Can someone explain how it is hours scalping?
Can you rephrase this question? I didn’t understand what you mean.
-Shaun
Tariq says
I was confused by your example where you say “close the two positions at the end of the day”. I was referring to – “you trade by the minutes and after 2 minutes you want to close it.”
your example as quoted below:
“You open a short position with Broker B. The two trades will cancel each other out. Essentially, you have “closed” your first position with Broker A. You can then close the two positions at the end of the day when your duration is a few hours.
And the result? In each account your average duration is several hours. And neither Broker A nor Broker B has a clue that you are a scalper that actually holds trades by the minute.”
Giovanni Biondi says
Hi everybody,
Interesting article. I wonder if there are published reports of brokers freezing accounts and withdrawing privileges. That sounds very sketchy and it should be widely known in the community.
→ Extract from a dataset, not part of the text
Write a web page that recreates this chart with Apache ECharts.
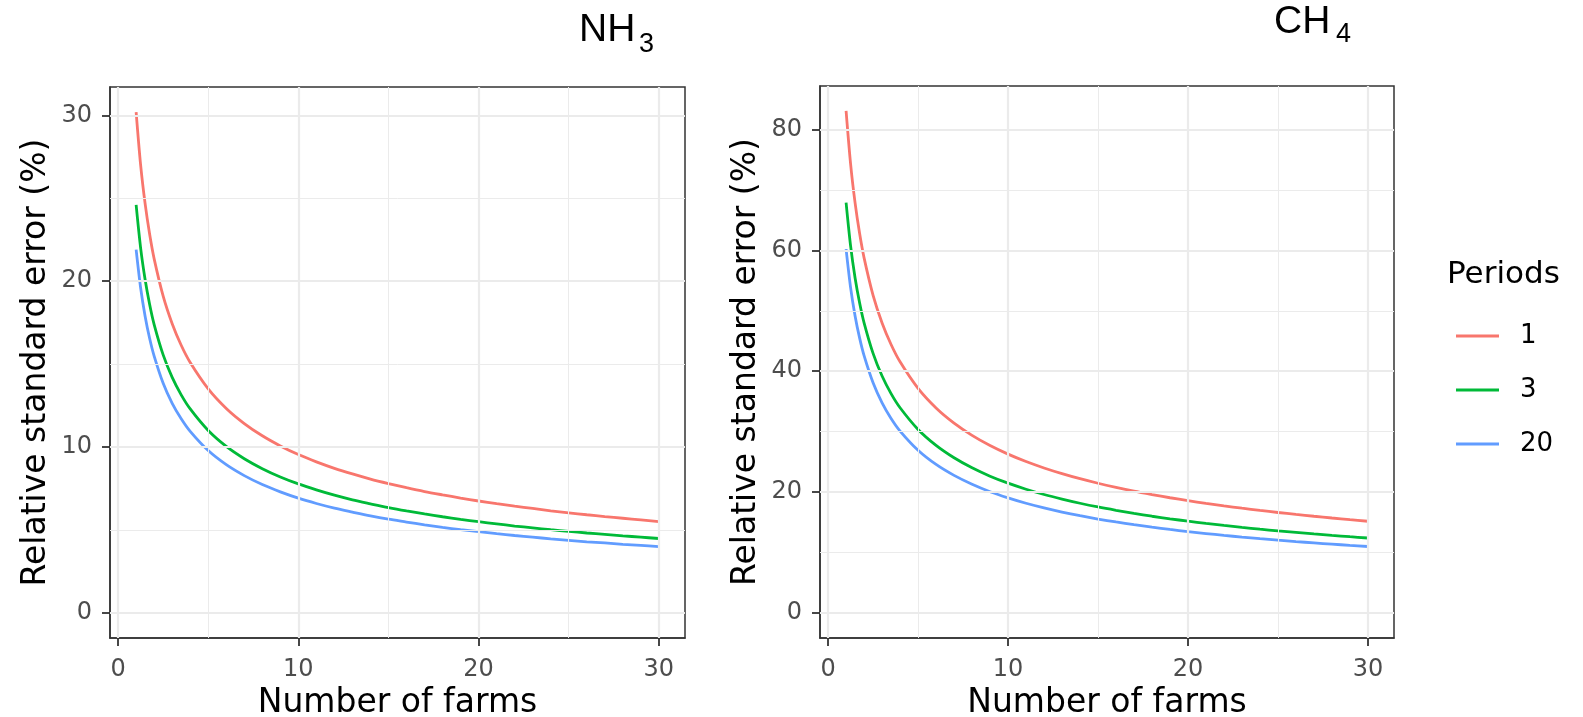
<!DOCTYPE html>
<html>
<head>
<meta charset="utf-8">
<script src="https://cdn.jsdelivr.net/npm/echarts@6/dist/echarts.min.js"></script>
<style>
html, body { margin: 0; padding: 0; background: #fff; }
#main { width: 1583px; height: 717px; }
</style>
</head>
<body>
<div id="main"></div>
<script>
// number of farms (x)
var farms = [1, 1.25, 1.5, 1.75, 2, 2.5, 3, 3.5, 4, 5, 6, 7, 8, 9, 10, 11, 12, 13, 14, 15,
  16, 17, 18, 19, 20, 21, 22, 23, 24, 25, 26, 27, 28, 29, 30];

// NH3, relative standard error (%) per number of periods
var nh3P1 = [30.2, 27.0, 24.66, 22.83, 21.35, 19.1, 17.44, 16.14, 15.1, 13.51, 12.33, 11.42, 10.68, 10.07, 9.55,
  9.11, 8.72, 8.38, 8.07, 7.8, 7.55, 7.32, 7.12, 6.93, 6.75, 6.59, 6.44, 6.3, 6.16, 6.04, 5.92, 5.81, 5.71, 5.61, 5.51];
var nh3P3 = [24.6, 22.0, 20.09, 18.6, 17.39, 15.56, 14.2, 13.15, 12.3, 11.0, 10.04, 9.3, 8.7, 8.2, 7.78,
  7.42, 7.1, 6.82, 6.58, 6.35, 6.15, 5.97, 5.8, 5.64, 5.5, 5.37, 5.24, 5.13, 5.02, 4.92, 4.82, 4.74, 4.65, 4.57, 4.49];
var nh3P20 = [21.9, 19.59, 17.88, 16.55, 15.49, 13.85, 12.64, 11.71, 10.95, 9.79, 8.94, 8.28, 7.74, 7.3, 6.92,
  6.6, 6.32, 6.08, 5.85, 5.65, 5.48, 5.31, 5.16, 5.02, 4.9, 4.78, 4.67, 4.57, 4.47, 4.38, 4.29, 4.22, 4.14, 4.07, 4.0];

// CH4
var ch4P1 = [83.1, 74.33, 67.85, 62.82, 58.76, 52.56, 47.98, 44.42, 41.55, 37.16, 33.92, 31.41, 29.38, 27.7, 26.28,
  25.05, 23.99, 23.05, 22.21, 21.46, 20.78, 20.15, 19.59, 19.06, 18.58, 18.13, 17.72, 17.33, 16.96, 16.62, 16.3, 16.0, 15.71, 15.43, 15.17];
var ch4P3 = [67.9, 60.73, 55.44, 51.33, 48.01, 42.95, 39.2, 36.29, 33.95, 30.36, 27.72, 25.67, 24.01, 22.63, 21.47,
  20.47, 19.6, 18.84, 18.15, 17.53, 16.98, 16.47, 16.0, 15.58, 15.18, 14.82, 14.48, 14.16, 13.86, 13.58, 13.32, 13.07, 12.83, 12.61, 12.4];
var ch4P20 = [60.2, 53.84, 49.15, 45.51, 42.57, 38.08, 34.76, 32.18, 30.1, 26.92, 24.57, 22.76, 21.29, 20.06, 19.04,
  18.15, 17.38, 16.7, 16.09, 15.54, 15.05, 14.6, 14.19, 13.81, 13.46, 13.14, 12.83, 12.55, 12.29, 12.04, 11.81, 11.59, 11.38, 11.18, 10.99];

var periods = ['1', '3', '20'];
var farmTicks = [0, 10, 20, 30];
var farmMinor = [5, 15, 25];
var nh3Ticks = [0, 10, 20, 30];
var nh3Minor = [5, 15, 25];
var ch4Ticks = [0, 20, 40, 60, 80];
var ch4Minor = [10, 30, 50, 70];

var colors = ['#F8766D', '#00BA38', '#619CFF'];
var FONT = 'DejaVu Sans';

function pairs(ys) {
  return farms.map(function (x, i) { return [x, ys[i]]; });
}

// background grid lines (ggplot theme_bw style) drawn as markLines
function gridSeries(idx, yMajor, yMinor) {
  var d = [];
  farmMinor.forEach(function (v) { d.push({ xAxis: v, lineStyle: { width: 1 } }); });
  yMinor.forEach(function (v) { d.push({ yAxis: v, lineStyle: { width: 1 } }); });
  farmTicks.forEach(function (v) { d.push({ xAxis: v, lineStyle: { width: 2.2 } }); });
  yMajor.forEach(function (v) { d.push({ yAxis: v, lineStyle: { width: 2.2 } }); });
  return {
    type: 'line', name: 'grid' + idx, xAxisIndex: idx, yAxisIndex: idx,
    data: [], silent: true, z: 1,
    markLine: {
      silent: true, symbol: ['none', 'none'], animation: false,
      label: { show: false },
      lineStyle: { color: '#ebebeb', type: 'solid' },
      emphasis: { disabled: true },
      data: d
    }
  };
}

function curve(idx, name, ys, c) {
  return {
    type: 'line', name: name, xAxisIndex: idx, yAxisIndex: idx,
    data: pairs(ys), smooth: 0.3, showSymbol: false, symbol: 'none',
    lineStyle: { color: c, width: 2.8 }, itemStyle: { color: c },
    z: 3, animation: false
  };
}

function xAxis(idx) {
  return {
    type: 'value', gridIndex: idx, min: -0.45, max: 31.45,
    name: 'Number of farms', nameLocation: 'middle', nameGap: 49,
    nameTextStyle: { fontFamily: FONT, fontSize: 33, color: '#000' },
    axisLine: { show: true, onZero: false, lineStyle: { color: '#333', width: 1.5 } },
    axisTick: { show: true, customValues: farmTicks, length: 8, lineStyle: { color: '#333', width: 1.8 } },
    axisLabel: { customValues: farmTicks, margin: 20, fontFamily: FONT, fontSize: 24, color: '#4d4d4d' },
    splitLine: { show: false }
  };
}

function yAxis(idx, min, max, ticks) {
  return {
    type: 'value', gridIndex: idx, min: min, max: max,
    name: 'Relative standard error (%)', nameLocation: 'middle', nameGap: 57, nameRotate: 90,
    nameTextStyle: { fontFamily: FONT, fontSize: 33, color: '#000' },
    axisLine: { show: true, onZero: false, lineStyle: { color: '#333', width: 1.5 } },
    axisTick: { show: true, customValues: ticks, length: 8, lineStyle: { color: '#333', width: 1.8 } },
    axisLabel: { customValues: ticks, margin: 18, fontFamily: FONT, fontSize: 24, color: '#4d4d4d' },
    splitLine: { show: false }
  };
}

var myChart = echarts.init(document.getElementById('main'), null, { renderer: 'canvas' });

var option = {
  backgroundColor: '#fff',
  animation: false,
  grid: [
    { left: 110, top: 87, width: 575, height: 551, outerBoundsMode: 'none', containLabel: false,
      show: true, borderColor: '#333', borderWidth: 1.5, backgroundColor: 'transparent', z: 4 },
    { left: 820, top: 86, width: 574, height: 552, outerBoundsMode: 'none', containLabel: false,
      show: true, borderColor: '#333', borderWidth: 1.5, backgroundColor: 'transparent', z: 4 }
  ],
  xAxis: [xAxis(0), xAxis(1)],
  yAxis: [yAxis(0, -1.51, 31.71, nh3Ticks), yAxis(1, -4.15, 87.2, ch4Ticks)],
  legend: {
    data: periods, orient: 'vertical', left: 1451, top: 318,
    icon: 'rect', itemWidth: 43, itemHeight: 3, itemGap: 28,
    textStyle: { fontFamily: FONT, fontSize: 26, color: '#000', padding: [0, 0, 0, 16] },
    selectedMode: false
  },
  graphic: [
    { type: 'text', left: 1447, top: 259, style: { text: 'Periods', font: '31px "DejaVu Sans"', fill: '#000' } },
    { type: 'text', left: 579, top: 11, style: { text: 'NH', font: '39px "Liberation Sans"', fill: '#000' } },
    { type: 'text', left: 639, top: 31, style: { text: '3', font: '27px "Liberation Sans"', fill: '#000' } },
    { type: 'text', left: 1274, top: 3, style: { text: 'CH', font: '39px "Liberation Sans"', fill: '#000' } },
    { type: 'text', left: 1336, top: 21, style: { text: '4', font: '27px "Liberation Sans"', fill: '#000' } }
  ],
  series: [
    gridSeries(0, nh3Ticks, nh3Minor),
    gridSeries(1, ch4Ticks, ch4Minor),
    curve(0, periods[0], nh3P1, colors[0]),
    curve(0, periods[1], nh3P3, colors[1]),
    curve(0, periods[2], nh3P20, colors[2]),
    curve(1, periods[0], ch4P1, colors[0]),
    curve(1, periods[1], ch4P3, colors[1]),
    curve(1, periods[2], ch4P20, colors[2])
  ]
};

myChart.setOption(option);
</script>
</body>
</html>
Do you have specific info?
Theoretically and legally there should be no reason why I should not open a position and close it whenever I want.
And if this is the case why aren’t more people trading with a regular futures and Fx broker like Interactive Brokers (for instance) where something like this is unheard of? I have no relationship with IB except for two accounts I have with them, by the way.
I have recently opened an account with FXCM and I wonder if they are involved in anything like you describe.
Thank you,
Giovanni Biondi
Shaun Overton says
Hi Giovanni,
I don’t have any reports available. There’s no reason why brokers would share that data.
FXCM is a reputable broker. They let you scalp as much as you want, as long as you’re truly scalping and not arbitraging them.